Lorsque j’ai rejoint la formation de Swami Janakananda deux ou trois ans plus tard, Carsten était aspirant senior. J’ai souvent travaillé avec lui et à quelques occasions nous avons partagé un logement. Je le considère comme un bon ami. En mai 2018, j’aurai le plaisir de le revoir à Paris pour l’exposition de ses oeuvres chez Yoga & Méditation Paris.

J’ai eu récemment une longue discussion avec lui autour de nos souvenirs des années passées à l’ashram, de son itinéraire de professeur de yoga et de son parcours artistique.

– Qu’as-tu découvert en premier, l’art ou le yoga ?

Après le lycée, j’ai étudié deux mois dans un université populaire d’art danois. C’était un internat en dehors de Kalundborg. Durant cette période, un professeur de yoga formé par un disciple de Swami Satyananda nous a donné des cours deux fois par semaine, pendant six semaines. J’ai été immédiatement convaincu.

En 1997, de retour au Danemark après un voyage en Australie et en Nouvelle-Zélande, Carsten participa à une retraite de 15 jours au centre de yoga de Håå, en Suède. Au terme de cette expérience, il décida de suivre le stage de trois mois l’année suivante. Il s’agit d’une retraite assez poussée, durant laquelle des techniques particulièrement profondes sont enseignées, au cours de 33 jours de silence. A l’issue de cette retraite, plusieurs participants décidèrent cette année-là de rester pour se former en tant que professeurs. Carsten fut l’un d’eux.

Durant sa formation de professeur de yoga, Carsten habitait à l’ashram de Stockholm, une branche de l’école particulièrement rigoureuse. En dehors de l’apprentissage de l’art d’enseigner le yoga et la méditation, sa formation incluait le karma yoga, le yoga de l’action. Carsten avait appris la menuiserie et la maçonnerie ; à l’école de yoga, il abattit un travail considérable durant des années. Je me souviens que lorsqu’il venait à l’ashram de Håå où j’habitais, pour les séminaires trisannuels de professeurs, il était affublé en permanence d’une tenue de chantier et d’outils à la main.

Notre maître Swami Janakananda était peintre quand il était jeune. Il comptait plusieurs peintres parmi ses amis, dont les plus connus sont Sohan Qadri et Leif Madsen. Il avait pris soin de décorer le centre d’oeuvres inspirantes. Beaucoup de ses élèves étaient aussi des artistes amateurs, et pas mal de leurs peintures ornaient les murs, aux côtés d’affiches de Mark Rothko, de Paul Klee et d’art tantrique.

En 2004, au terme de ses six ans de formation, Carsten quitta l’école, à ma grande surprise.
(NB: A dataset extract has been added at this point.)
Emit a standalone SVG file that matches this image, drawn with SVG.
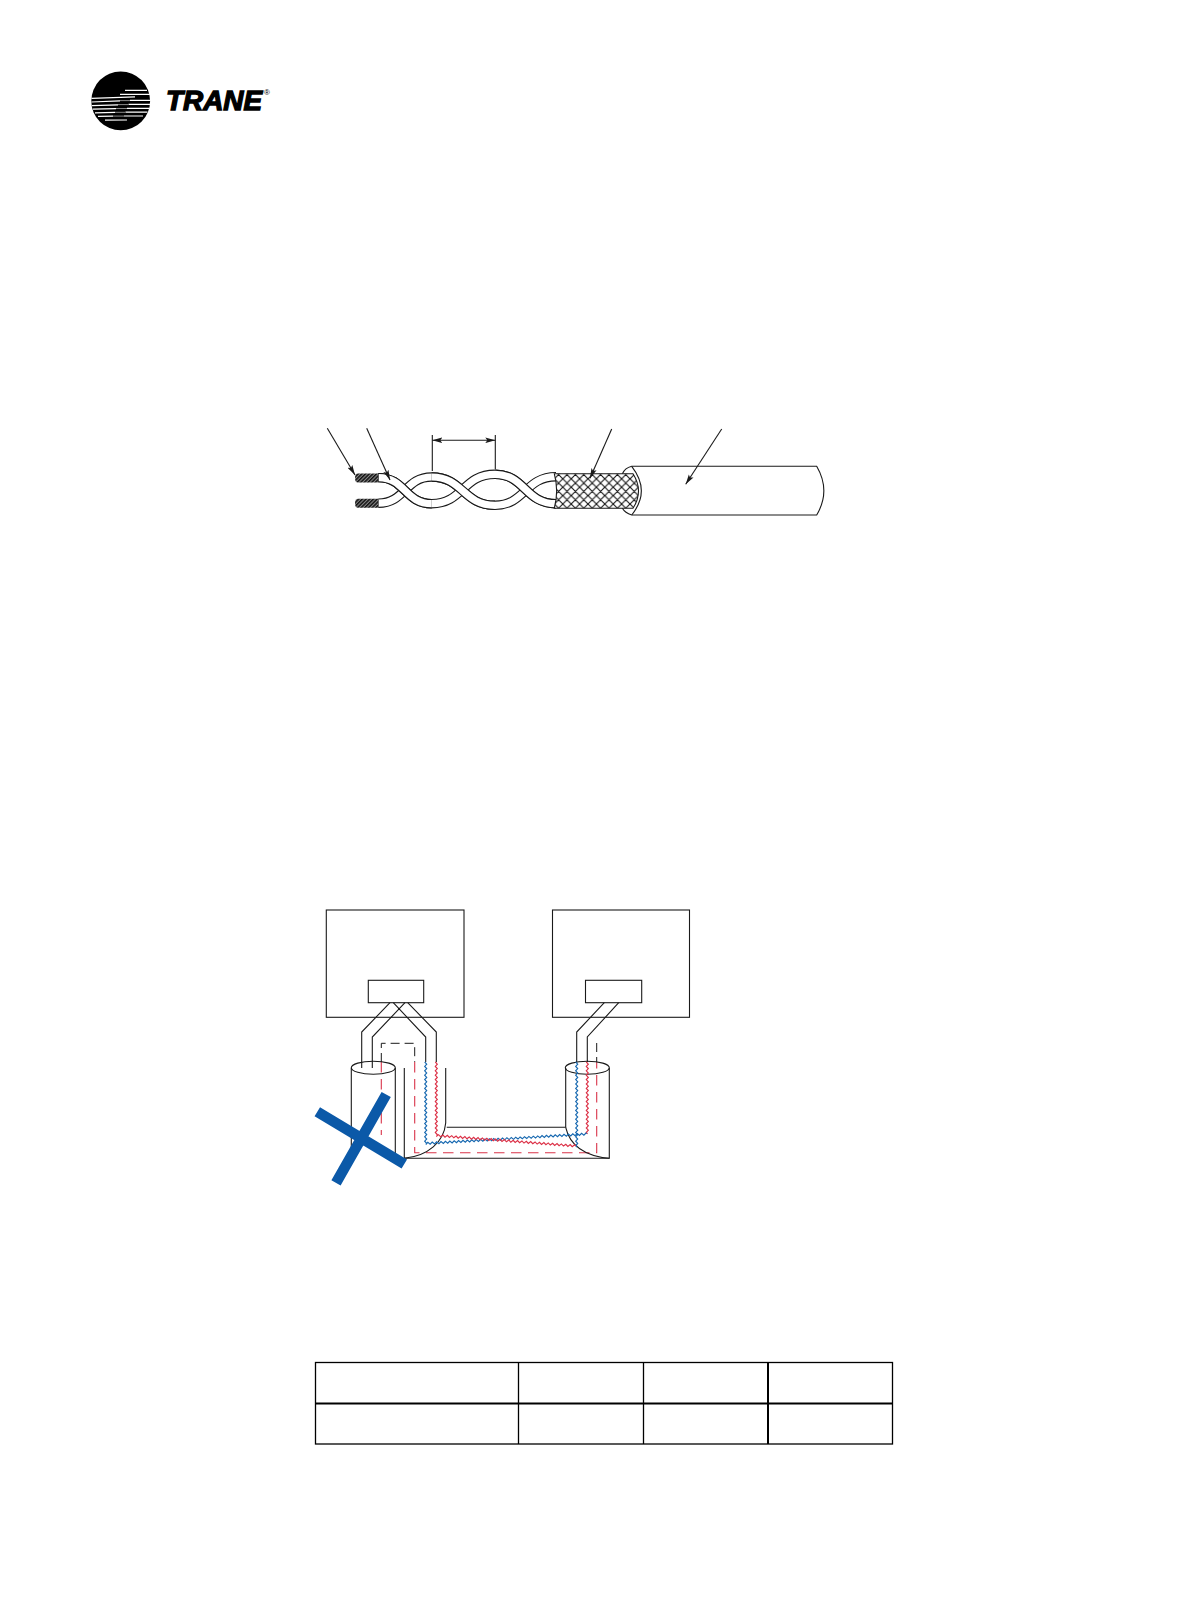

-Pourquoi as-tu décidé de partir, au lieu de devenir professeur de yoga et de méditation à plein temps ?

Je rêvais de vivre une vie d’artiste. En la combinant peut-être avec ce que j’avais appris à l’école de yoga.

Je le comprends. La puissance du yoga que nous a enseigné Swami Janakananda nous rend conscients de nos rêves les plus profonds. Et il nous donne le pouvoir de les poursuivre.

Carsten partit d’abord faire un long voyage en Inde. A son retour, il postula à l’Académie royale danoise des Beaux-arts, mais ne fut pas admis. Il suivit un stage de peinture d’un an, puis retenta le concours. Parmi les 600 postulants, il fut l’un des 30 à obtenir une place.

-Être accepté dans cette Académie n’est pas facile. Dirais-tu que ta pratique de yoga et de méditation t’as aidé ?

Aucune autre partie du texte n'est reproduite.